Happy New Year to all who embrace the cooperative principles!
We are now less than one year away from the start of the United Nation’s International Year of Cooperatives and one way I believe that credit unions (as financial cooperatives) can prepare to celebrate this once-in-lifetime event, should be in association with the new financial literacy rule on federal credit unions.
The details of the rule (recently outlined by CUNA) state that the NCUA wants to ensure that federal credit union directors have a sufficient working knowledge of their credit union’s financials going forward. The mandatory level of financial literacy expected among the directors will depend upon the complexity of each individual credit union’s balance sheet.
The regulation requires that directors:
· Have at least a working familiarity with basic finance and accounting practices
· Have the ability to read and understand their credit union’s balance sheet and income statement
· Be able to ask, as appropriate, substantive questions of management and the internal and external auditors
The regulation will become effective Jan. 27, 2011, and compliance with the financial literacy portion of the rule will be required by July, 27 2011.

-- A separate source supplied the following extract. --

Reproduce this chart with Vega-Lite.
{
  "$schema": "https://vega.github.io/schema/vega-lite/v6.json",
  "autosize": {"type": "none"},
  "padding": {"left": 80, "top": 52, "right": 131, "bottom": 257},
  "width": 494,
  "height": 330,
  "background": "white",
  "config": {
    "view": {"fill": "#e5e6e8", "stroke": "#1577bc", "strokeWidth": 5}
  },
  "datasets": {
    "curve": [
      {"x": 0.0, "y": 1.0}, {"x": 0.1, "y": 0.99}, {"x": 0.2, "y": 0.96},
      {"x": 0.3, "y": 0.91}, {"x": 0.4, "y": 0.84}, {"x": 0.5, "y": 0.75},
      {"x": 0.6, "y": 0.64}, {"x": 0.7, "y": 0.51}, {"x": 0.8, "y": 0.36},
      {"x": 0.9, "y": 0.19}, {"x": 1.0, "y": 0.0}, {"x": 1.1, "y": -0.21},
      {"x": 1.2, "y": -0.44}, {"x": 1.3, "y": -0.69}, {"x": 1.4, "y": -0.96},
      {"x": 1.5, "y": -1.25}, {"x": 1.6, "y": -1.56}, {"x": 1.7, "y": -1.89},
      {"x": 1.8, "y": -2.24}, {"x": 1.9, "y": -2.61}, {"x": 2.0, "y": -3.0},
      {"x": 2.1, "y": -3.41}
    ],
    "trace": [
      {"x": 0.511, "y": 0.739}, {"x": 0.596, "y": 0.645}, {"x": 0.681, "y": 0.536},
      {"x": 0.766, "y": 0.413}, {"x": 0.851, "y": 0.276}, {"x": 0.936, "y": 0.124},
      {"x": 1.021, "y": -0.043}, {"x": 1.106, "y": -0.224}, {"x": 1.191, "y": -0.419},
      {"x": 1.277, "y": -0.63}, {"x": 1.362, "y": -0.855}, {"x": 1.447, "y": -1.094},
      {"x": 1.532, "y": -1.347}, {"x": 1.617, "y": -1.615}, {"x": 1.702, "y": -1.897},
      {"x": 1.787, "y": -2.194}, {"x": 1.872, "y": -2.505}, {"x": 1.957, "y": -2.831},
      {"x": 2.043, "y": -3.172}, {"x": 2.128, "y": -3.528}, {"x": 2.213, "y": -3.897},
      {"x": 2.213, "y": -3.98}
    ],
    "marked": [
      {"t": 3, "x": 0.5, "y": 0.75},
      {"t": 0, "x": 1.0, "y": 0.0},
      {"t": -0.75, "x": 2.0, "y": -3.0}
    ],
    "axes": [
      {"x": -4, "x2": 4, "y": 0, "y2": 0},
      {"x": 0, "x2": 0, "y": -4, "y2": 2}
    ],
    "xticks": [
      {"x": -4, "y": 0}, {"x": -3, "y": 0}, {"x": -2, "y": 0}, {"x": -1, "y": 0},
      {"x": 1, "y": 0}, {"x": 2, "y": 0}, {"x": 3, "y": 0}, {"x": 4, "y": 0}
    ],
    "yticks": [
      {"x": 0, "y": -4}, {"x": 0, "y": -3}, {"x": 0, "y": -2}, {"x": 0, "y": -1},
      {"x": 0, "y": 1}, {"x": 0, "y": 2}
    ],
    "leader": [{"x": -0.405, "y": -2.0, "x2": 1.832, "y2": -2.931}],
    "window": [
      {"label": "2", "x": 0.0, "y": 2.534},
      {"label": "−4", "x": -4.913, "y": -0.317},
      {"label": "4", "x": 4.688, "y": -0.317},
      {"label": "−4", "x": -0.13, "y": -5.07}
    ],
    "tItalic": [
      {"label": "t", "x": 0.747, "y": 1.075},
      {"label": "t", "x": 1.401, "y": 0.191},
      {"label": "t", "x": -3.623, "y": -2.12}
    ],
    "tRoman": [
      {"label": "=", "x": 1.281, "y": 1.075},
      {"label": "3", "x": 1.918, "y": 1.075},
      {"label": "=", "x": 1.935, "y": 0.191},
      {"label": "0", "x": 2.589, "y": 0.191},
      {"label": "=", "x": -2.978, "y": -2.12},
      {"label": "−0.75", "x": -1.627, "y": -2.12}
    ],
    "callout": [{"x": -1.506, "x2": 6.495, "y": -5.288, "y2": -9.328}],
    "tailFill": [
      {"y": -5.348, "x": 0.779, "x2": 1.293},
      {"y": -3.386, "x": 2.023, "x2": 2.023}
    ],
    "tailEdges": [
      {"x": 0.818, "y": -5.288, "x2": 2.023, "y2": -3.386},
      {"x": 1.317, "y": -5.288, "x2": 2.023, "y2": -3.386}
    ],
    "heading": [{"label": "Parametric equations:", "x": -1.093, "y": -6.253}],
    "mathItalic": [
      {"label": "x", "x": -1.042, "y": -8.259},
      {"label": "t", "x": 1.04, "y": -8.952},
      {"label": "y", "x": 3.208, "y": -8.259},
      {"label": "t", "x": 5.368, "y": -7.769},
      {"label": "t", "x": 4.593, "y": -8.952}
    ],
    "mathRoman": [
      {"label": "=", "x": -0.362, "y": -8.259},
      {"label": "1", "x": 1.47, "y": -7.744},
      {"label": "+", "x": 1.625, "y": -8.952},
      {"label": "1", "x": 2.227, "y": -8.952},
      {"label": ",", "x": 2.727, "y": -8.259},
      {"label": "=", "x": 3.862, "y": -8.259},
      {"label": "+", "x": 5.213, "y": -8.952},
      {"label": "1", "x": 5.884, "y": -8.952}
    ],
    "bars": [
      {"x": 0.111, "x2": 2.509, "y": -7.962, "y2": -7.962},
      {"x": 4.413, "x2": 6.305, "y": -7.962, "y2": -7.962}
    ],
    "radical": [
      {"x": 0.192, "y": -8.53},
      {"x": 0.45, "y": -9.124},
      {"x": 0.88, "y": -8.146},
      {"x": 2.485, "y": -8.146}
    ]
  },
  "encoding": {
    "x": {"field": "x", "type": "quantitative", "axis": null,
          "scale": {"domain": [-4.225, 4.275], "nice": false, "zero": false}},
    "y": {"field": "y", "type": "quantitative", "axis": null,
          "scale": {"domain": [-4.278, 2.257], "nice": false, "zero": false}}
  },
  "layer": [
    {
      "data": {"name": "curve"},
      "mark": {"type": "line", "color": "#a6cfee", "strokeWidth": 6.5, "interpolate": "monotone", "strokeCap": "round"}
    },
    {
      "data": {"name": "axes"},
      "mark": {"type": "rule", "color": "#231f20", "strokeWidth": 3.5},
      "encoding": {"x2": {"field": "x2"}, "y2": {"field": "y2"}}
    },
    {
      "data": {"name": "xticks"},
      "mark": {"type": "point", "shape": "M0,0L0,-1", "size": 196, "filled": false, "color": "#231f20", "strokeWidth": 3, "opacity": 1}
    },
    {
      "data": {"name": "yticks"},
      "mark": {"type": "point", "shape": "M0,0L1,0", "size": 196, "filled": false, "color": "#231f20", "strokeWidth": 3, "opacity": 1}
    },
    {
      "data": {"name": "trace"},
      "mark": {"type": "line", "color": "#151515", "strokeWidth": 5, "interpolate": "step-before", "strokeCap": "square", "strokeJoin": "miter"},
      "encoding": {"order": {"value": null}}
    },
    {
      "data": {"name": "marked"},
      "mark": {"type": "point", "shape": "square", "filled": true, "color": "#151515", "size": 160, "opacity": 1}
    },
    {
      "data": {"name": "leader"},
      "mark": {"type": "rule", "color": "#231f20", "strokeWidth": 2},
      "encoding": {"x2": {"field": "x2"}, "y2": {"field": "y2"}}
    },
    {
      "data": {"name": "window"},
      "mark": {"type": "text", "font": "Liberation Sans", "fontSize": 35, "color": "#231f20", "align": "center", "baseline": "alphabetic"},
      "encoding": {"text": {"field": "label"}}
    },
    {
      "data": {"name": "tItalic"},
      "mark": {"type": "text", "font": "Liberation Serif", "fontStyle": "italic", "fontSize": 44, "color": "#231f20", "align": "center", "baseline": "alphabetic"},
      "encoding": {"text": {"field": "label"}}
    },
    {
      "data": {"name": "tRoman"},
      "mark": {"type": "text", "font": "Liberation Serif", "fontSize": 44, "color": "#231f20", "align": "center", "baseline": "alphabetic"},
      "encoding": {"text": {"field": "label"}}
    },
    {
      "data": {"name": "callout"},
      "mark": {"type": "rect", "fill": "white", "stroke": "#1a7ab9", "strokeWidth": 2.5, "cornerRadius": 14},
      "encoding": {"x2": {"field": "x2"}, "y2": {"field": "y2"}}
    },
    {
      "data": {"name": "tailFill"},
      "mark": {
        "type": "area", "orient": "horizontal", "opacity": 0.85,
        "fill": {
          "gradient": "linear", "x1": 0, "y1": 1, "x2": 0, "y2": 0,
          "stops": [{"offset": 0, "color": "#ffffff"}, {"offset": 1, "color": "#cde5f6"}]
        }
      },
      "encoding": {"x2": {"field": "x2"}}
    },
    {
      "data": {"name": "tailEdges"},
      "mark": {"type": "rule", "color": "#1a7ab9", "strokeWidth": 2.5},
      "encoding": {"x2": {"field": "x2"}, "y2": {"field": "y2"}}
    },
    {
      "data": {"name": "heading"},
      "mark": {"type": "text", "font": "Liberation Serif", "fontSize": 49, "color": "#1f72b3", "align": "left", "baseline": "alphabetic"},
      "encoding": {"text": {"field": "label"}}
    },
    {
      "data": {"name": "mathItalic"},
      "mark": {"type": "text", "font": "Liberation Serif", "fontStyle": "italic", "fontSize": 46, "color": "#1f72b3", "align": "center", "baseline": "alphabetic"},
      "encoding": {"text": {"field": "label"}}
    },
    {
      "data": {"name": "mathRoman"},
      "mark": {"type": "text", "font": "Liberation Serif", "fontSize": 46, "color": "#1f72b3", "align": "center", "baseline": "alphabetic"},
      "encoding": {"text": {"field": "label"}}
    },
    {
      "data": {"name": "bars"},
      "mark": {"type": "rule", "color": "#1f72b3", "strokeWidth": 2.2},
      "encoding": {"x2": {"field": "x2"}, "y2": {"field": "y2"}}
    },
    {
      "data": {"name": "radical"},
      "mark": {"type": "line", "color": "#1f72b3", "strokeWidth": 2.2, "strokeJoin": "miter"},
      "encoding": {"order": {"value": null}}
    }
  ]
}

So you guessed it. The mad rush is now on to provide training to credit unions that will help them be in compliance with the ruling. CUNA, NAFCU and the leagues are all lining up to help. But in doing so, I wonder if the providers might also be missing a great opportunity?

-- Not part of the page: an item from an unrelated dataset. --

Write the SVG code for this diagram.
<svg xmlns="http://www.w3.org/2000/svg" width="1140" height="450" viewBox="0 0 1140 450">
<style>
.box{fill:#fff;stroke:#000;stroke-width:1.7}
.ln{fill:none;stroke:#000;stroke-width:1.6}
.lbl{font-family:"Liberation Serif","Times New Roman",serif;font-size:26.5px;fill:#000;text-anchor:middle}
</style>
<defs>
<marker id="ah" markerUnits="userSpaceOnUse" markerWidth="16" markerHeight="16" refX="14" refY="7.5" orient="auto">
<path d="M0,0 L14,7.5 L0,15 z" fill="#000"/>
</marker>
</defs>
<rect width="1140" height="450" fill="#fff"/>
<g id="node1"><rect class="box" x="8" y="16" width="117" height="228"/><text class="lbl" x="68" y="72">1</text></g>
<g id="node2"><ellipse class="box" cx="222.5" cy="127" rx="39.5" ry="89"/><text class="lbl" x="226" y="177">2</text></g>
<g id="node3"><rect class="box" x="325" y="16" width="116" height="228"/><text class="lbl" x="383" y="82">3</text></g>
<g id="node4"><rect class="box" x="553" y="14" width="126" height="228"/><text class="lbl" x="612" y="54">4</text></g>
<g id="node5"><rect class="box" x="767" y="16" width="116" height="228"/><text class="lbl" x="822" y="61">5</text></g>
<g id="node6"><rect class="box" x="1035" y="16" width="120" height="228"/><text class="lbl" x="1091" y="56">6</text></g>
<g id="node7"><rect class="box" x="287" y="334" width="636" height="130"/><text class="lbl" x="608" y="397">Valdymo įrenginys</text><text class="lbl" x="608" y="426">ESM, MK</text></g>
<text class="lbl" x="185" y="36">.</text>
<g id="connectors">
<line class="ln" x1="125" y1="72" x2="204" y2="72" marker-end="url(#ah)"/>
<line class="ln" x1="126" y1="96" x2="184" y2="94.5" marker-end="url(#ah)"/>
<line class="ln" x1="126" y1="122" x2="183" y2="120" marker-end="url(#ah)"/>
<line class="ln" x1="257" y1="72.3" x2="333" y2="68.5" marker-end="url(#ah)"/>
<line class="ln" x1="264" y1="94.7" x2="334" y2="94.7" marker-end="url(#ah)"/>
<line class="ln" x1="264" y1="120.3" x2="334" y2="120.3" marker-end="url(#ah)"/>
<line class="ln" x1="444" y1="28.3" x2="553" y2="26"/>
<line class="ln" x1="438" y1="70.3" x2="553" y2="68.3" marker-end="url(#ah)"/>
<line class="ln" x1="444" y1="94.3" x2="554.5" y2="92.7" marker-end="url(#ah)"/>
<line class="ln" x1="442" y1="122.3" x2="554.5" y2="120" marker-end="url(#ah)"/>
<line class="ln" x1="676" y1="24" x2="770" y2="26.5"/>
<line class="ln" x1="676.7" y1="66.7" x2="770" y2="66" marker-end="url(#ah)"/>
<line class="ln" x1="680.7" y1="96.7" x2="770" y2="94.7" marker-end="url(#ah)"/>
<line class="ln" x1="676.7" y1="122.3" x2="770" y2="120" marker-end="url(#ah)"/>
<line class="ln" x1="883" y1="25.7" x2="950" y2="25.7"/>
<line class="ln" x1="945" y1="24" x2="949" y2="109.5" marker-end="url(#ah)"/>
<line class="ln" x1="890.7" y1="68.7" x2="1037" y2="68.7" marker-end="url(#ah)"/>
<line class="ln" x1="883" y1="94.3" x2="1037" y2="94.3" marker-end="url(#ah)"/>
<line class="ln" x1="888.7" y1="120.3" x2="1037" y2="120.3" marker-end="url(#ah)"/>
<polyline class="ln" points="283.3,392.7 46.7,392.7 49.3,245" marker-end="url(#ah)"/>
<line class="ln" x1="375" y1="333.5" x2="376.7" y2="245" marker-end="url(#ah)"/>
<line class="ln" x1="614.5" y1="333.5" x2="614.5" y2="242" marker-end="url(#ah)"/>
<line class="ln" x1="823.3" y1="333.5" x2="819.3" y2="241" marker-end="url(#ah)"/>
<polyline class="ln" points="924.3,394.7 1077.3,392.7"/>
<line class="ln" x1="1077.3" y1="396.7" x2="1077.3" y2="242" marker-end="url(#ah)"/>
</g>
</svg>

What good is it if credit union directors have the ability to make sense of the balance sheet if they don’t understand the philosophy that governs it?
If it’s true (as I’ve been told by many CEOs themselves) that a majority of those who serve on credit union boards don’t have a clue about the principles defining a cooperative business model, then all I can conclude is that providing balance sheet training without including a study of cooperative philosophy will make credit union directors no different from their counterparts sitting on the boards of local community banks or quite possibly the boards of Wells Fargo, Citibank and Chase as well.

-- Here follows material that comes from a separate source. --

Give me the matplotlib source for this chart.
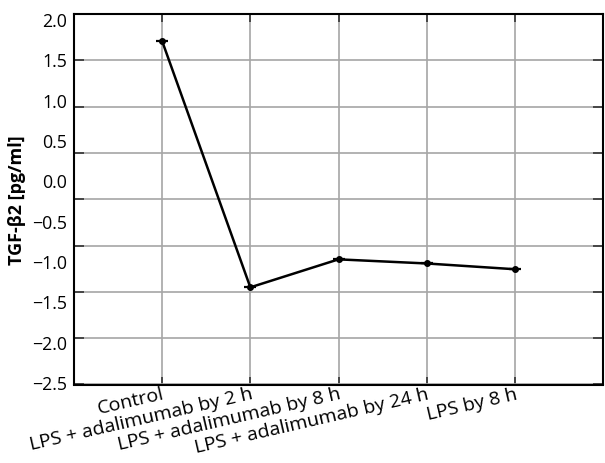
import numpy as np
import matplotlib
matplotlib.use("Agg")
import matplotlib.pyplot as plt

categories = ["Control", "LPS + adalimumab by 2 h", "LPS + adalimumab by 8 h",
              "LPS + adalimumab by 24 h", "LPS by 8 h"]
values = [1.67, -1.32, -0.98, -1.03, -1.10]
ytick_labels = ["2.0", "1.5", "1.0", "0.5", "0.0", "\u22120.5", "\u22121.0",
                "\u22121.5", "\u22122.0", "\u22122.5"]

plt.rcParams['font.family'] = ['Open Sans', 'DejaVu Sans']

fig = plt.figure(figsize=(6.05, 4.64), dpi=100)
ax = fig.add_axes([74/605, 1 - 385.5/464, (603-74)/605, (385.5-15)/464])

x = np.arange(len(categories))
ax.plot(x, values, color='black', lw=1.8, zorder=3)
ax.plot(x, values, ls='none', marker='o', ms=4, color='black', zorder=4)
ax.plot(x, values, ls='none', marker='_', ms=8, mew=1.6, color='black', zorder=4)

ax.set_xlim(-1, len(categories))
ax.set_ylim(-2.5, 2.0)

# gridlines (8 equal intervals) as minor ticks
grid_pos = np.linspace(-2.5, 2.0, 9)
ax.set_yticks(grid_pos, minor=True)
ax.yaxis.grid(True, which='minor', color='#a6a6a6', lw=1.2)
ax.tick_params(axis='y', which='minor', direction='in', length=7, width=1.2,
               color='#333333', left=True, right=True)

# tick labels, evenly spaced
frac = np.linspace(0.9865, 0.0067, len(ytick_labels))
ax.set_yticks(-2.5 + frac * 4.5)
ax.set_yticklabels(ytick_labels, fontsize=12.8)
ax.tick_params(axis='y', which='major', length=0, pad=5)

ax.set_xticks(x)
ax.set_xticklabels(categories, fontsize=14, rotation=13, ha='right',
                   rotation_mode='anchor')
ax.xaxis.grid(True, color='#a6a6a6', lw=1.2)
ax.tick_params(axis='x', direction='in', length=6, width=1.2, color='#333333',
               top=True, bottom=True, pad=0)

for s in ax.spines.values():
    s.set_linewidth(1.5)
    s.set_color('black')
ax.set_axisbelow(True)

ax.set_ylabel("TGF-\u03b22 [pg/ml]", fontsize=13, fontweight='bold', labelpad=4)

fig.savefig("out.png", dpi=100)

As you can see, I believe that with this new ruling by NCUA comes a great opportunity for the movement to also educate directors on what it means to be a credit union and what defines the credit union business model. By providing such education along with training on balance sheet mechanics, we will not only strengthen our cooperative ethos but also create a more conducive environment for celebrating the International Year of Cooperatives in 2012. We have a great opportunity to do it right!